▸ **The request**: Give the data again exactly as written, skipping any pictures.
## start Data excerpt
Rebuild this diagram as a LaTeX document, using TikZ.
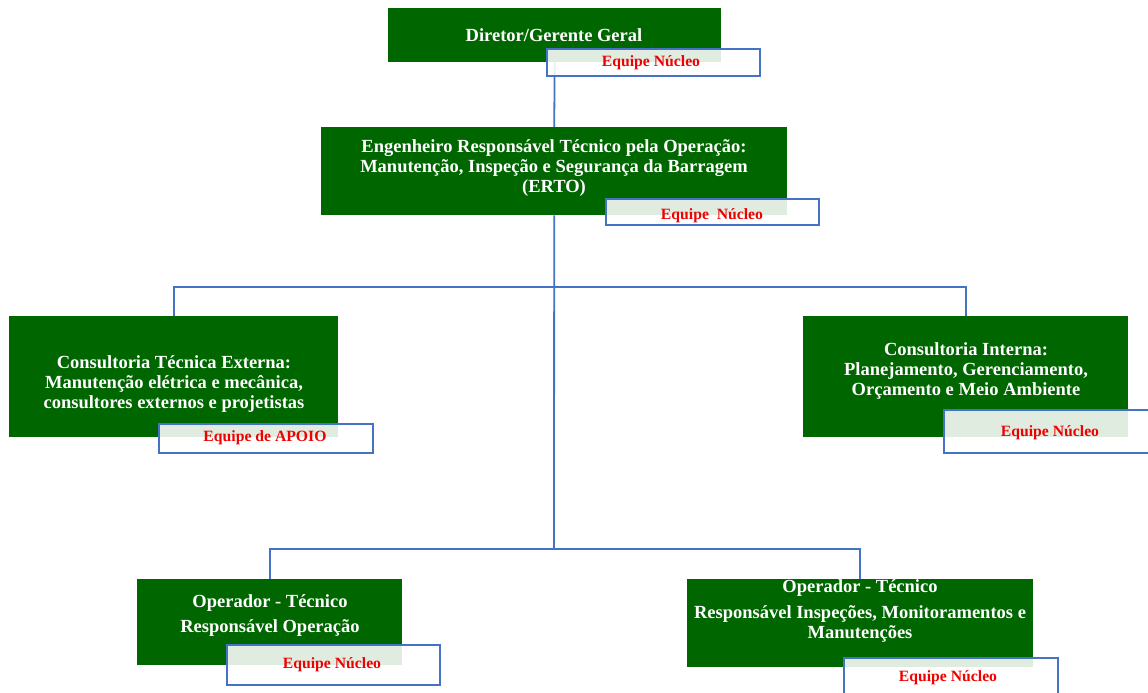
\documentclass[tikz,border=0pt]{standalone}
\usepackage{fontspec}
\setmainfont{Liberation Serif}
\definecolor{boxgreen}{RGB}{0,102,0}
\definecolor{lineblue}{RGB}{68,114,196}
\definecolor{labred}{RGB}{240,0,0}
\begin{document}
\begin{tikzpicture}[x=1pt,y=-1pt,
  greenbox/.style={fill=boxgreen,draw=none,inner sep=0pt,anchor=north west},
  boxtext/.style={text=white,font=\bfseries\fontsize{18.5}{20}\selectfont,align=center,inner sep=0pt},
  tag/.style={draw=lineblue,line width=1.8pt,fill=white,fill opacity=0.88,inner sep=0pt,anchor=north west},
  tagtext/.style={text=labred,font=\bfseries\fontsize{15.7}{17}\selectfont,inner sep=0pt,yshift=-2pt},
  conn/.style={draw=lineblue,line width=1.8pt}]
\useasboundingbox (0,0) rectangle (1148,693);
\fill[white] (0,0) rectangle (1148,693);
% green boxes
\node[greenbox,minimum width=333pt,minimum height=54pt] (b1) at (388,8) {};
\node[greenbox,minimum width=466pt,minimum height=88pt] (b2) at (321,127) {};
\node[greenbox,minimum width=329pt,minimum height=121pt] (b3) at (9,316) {};
\node[greenbox,minimum width=325pt,minimum height=121pt] (b4) at (803,316) {};
\node[greenbox,minimum width=265pt,minimum height=86pt] (b5) at (137,579) {};
\node[greenbox,minimum width=346pt,minimum height=88pt] (b6) at (687,579) {};
% connectors
\coordinate (j2) at (554,549);
\draw[conn] (b1.south) -- (b2.north);
\draw[conn] (b2.south) -- (j2);
\draw[conn] (b3.north) -- ++(0,-29) -| (b4.north);
\draw[conn] (b5.north) -- ++(0,-30) -| (b6.north);
% box texts
\node[boxtext] (t1) at (554,35) {Diretor/Gerente Geral};
\node[boxtext] (t2) at (554,168) {Engenheiro Responsável Técnico pela Operação:\\Manutenção, Inspeção e Segurança da Barragem\\(ERTO)};
\node[boxtext] (t3) at (174,384) {Consultoria Técnica Externa:\\Manutenção elétrica e mecânica,\\consultores externos e projetistas};
\node[boxtext] (t4) at (966,371) {Consultoria Interna:\\Planejamento, Gerenciamento,\\Orçamento e Meio Ambiente};
\node[boxtext] (t5) at (270,616) {Operador - Técnico\\[5pt]Responsável Operação};
\node[boxtext] (t6) at (860,611) {Operador - Técnico\\[6pt]Responsável Inspeções, Monitoramentos e\\Manutenções};
% tags
\node[tag,minimum width=213pt,minimum height=27pt] (l1) at (546,48) {};
\node[tag,minimum width=213pt,minimum height=26pt] (l2) at (605,198) {};
\node[tag,minimum width=214pt,minimum height=29pt] (l3) at (158,423) {};
\node[tag,minimum width=210pt,minimum height=43pt] (l4) at (943,409) {};
\node[tag,minimum width=213pt,minimum height=40pt] (l5) at (226,644) {};
\node[tag,minimum width=214pt,minimum height=45pt] (l6) at (843,657) {};
\node[tagtext] (x1) at (651,61) {Equipe Núcleo};
\node[tagtext] (x2) at (712,214) {Equipe\ \ Núcleo};
\node[tagtext] (x3) at (265,436) {Equipe de APOIO};
\node[tagtext] (x4) at (1050,431) {Equipe Núcleo};
\node[tagtext] (x5) at (332,663) {Equipe Núcleo};
\node[tagtext] (x6) at (948,676) {Equipe Núcleo};
\end{tikzpicture}
\end{document}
## end Data excerpt
▸ **Exercise solution**:
Rebuild this diagram as a LaTeX document, using TikZ.
\documentclass[tikz,border=0pt]{standalone}
\usepackage{fontspec}
\setmainfont{Liberation Serif}
\definecolor{boxgreen}{RGB}{0,102,0}
\definecolor{lineblue}{RGB}{68,114,196}
\definecolor{labred}{RGB}{240,0,0}
\begin{document}
\begin{tikzpicture}[x=1pt,y=-1pt,
  greenbox/.style={fill=boxgreen,draw=none,inner sep=0pt,anchor=north west},
  boxtext/.style={text=white,font=\bfseries\fontsize{18.5}{20}\selectfont,align=center,inner sep=0pt},
  tag/.style={draw=lineblue,line width=1.8pt,fill=white,fill opacity=0.88,inner sep=0pt,anchor=north west},
  tagtext/.style={text=labred,font=\bfseries\fontsize{15.7}{17}\selectfont,inner sep=0pt,yshift=-2pt},
  conn/.style={draw=lineblue,line width=1.8pt}]
\useasboundingbox (0,0) rectangle (1148,693);
\fill[white] (0,0) rectangle (1148,693);
% green boxes
\node[greenbox,minimum width=333pt,minimum height=54pt] (b1) at (388,8) {};
\node[greenbox,minimum width=466pt,minimum height=88pt] (b2) at (321,127) {};
\node[greenbox,minimum width=329pt,minimum height=121pt] (b3) at (9,316) {};
\node[greenbox,minimum width=325pt,minimum height=121pt] (b4) at (803,316) {};
\node[greenbox,minimum width=265pt,minimum height=86pt] (b5) at (137,579) {};
\node[greenbox,minimum width=346pt,minimum height=88pt] (b6) at (687,579) {};
% connectors
\coordinate (j2) at (554,549);
\draw[conn] (b1.south) -- (b2.north);
\draw[conn] (b2.south) -- (j2);
\draw[conn] (b3.north) -- ++(0,-29) -| (b4.north);
\draw[conn] (b5.north) -- ++(0,-30) -| (b6.north);
% box texts
\node[boxtext] (t1) at (554,35) {Diretor/Gerente Geral};
\node[boxtext] (t2) at (554,168) {Engenheiro Responsável Técnico pela Operação:\\Manutenção, Inspeção e Segurança da Barragem\\(ERTO)};
\node[boxtext] (t3) at (174,384) {Consultoria Técnica Externa:\\Manutenção elétrica e mecânica,\\consultores externos e projetistas};
\node[boxtext] (t4) at (966,371) {Consultoria Interna:\\Planejamento, Gerenciamento,\\Orçamento e Meio Ambiente};
\node[boxtext] (t5) at (270,616) {Operador - Técnico\\[5pt]Responsável Operação};
\node[boxtext] (t6) at (860,611) {Operador - Técnico\\[6pt]Responsável Inspeções, Monitoramentos e\\Manutenções};
% tags
\node[tag,minimum width=213pt,minimum height=27pt] (l1) at (546,48) {};
\node[tag,minimum width=213pt,minimum height=26pt] (l2) at (605,198) {};
\node[tag,minimum width=214pt,minimum height=29pt] (l3) at (158,423) {};
\node[tag,minimum width=210pt,minimum height=43pt] (l4) at (943,409) {};
\node[tag,minimum width=213pt,minimum height=40pt] (l5) at (226,644) {};
\node[tag,minimum width=214pt,minimum height=45pt] (l6) at (843,657) {};
\node[tagtext] (x1) at (651,61) {Equipe Núcleo};
\node[tagtext] (x2) at (712,214) {Equipe\ \ Núcleo};
\node[tagtext] (x3) at (265,436) {Equipe de APOIO};
\node[tagtext] (x4) at (1050,431) {Equipe Núcleo};
\node[tagtext] (x5) at (332,663) {Equipe Núcleo};
\node[tagtext] (x6) at (948,676) {Equipe Núcleo};
\end{tikzpicture}
\end{document}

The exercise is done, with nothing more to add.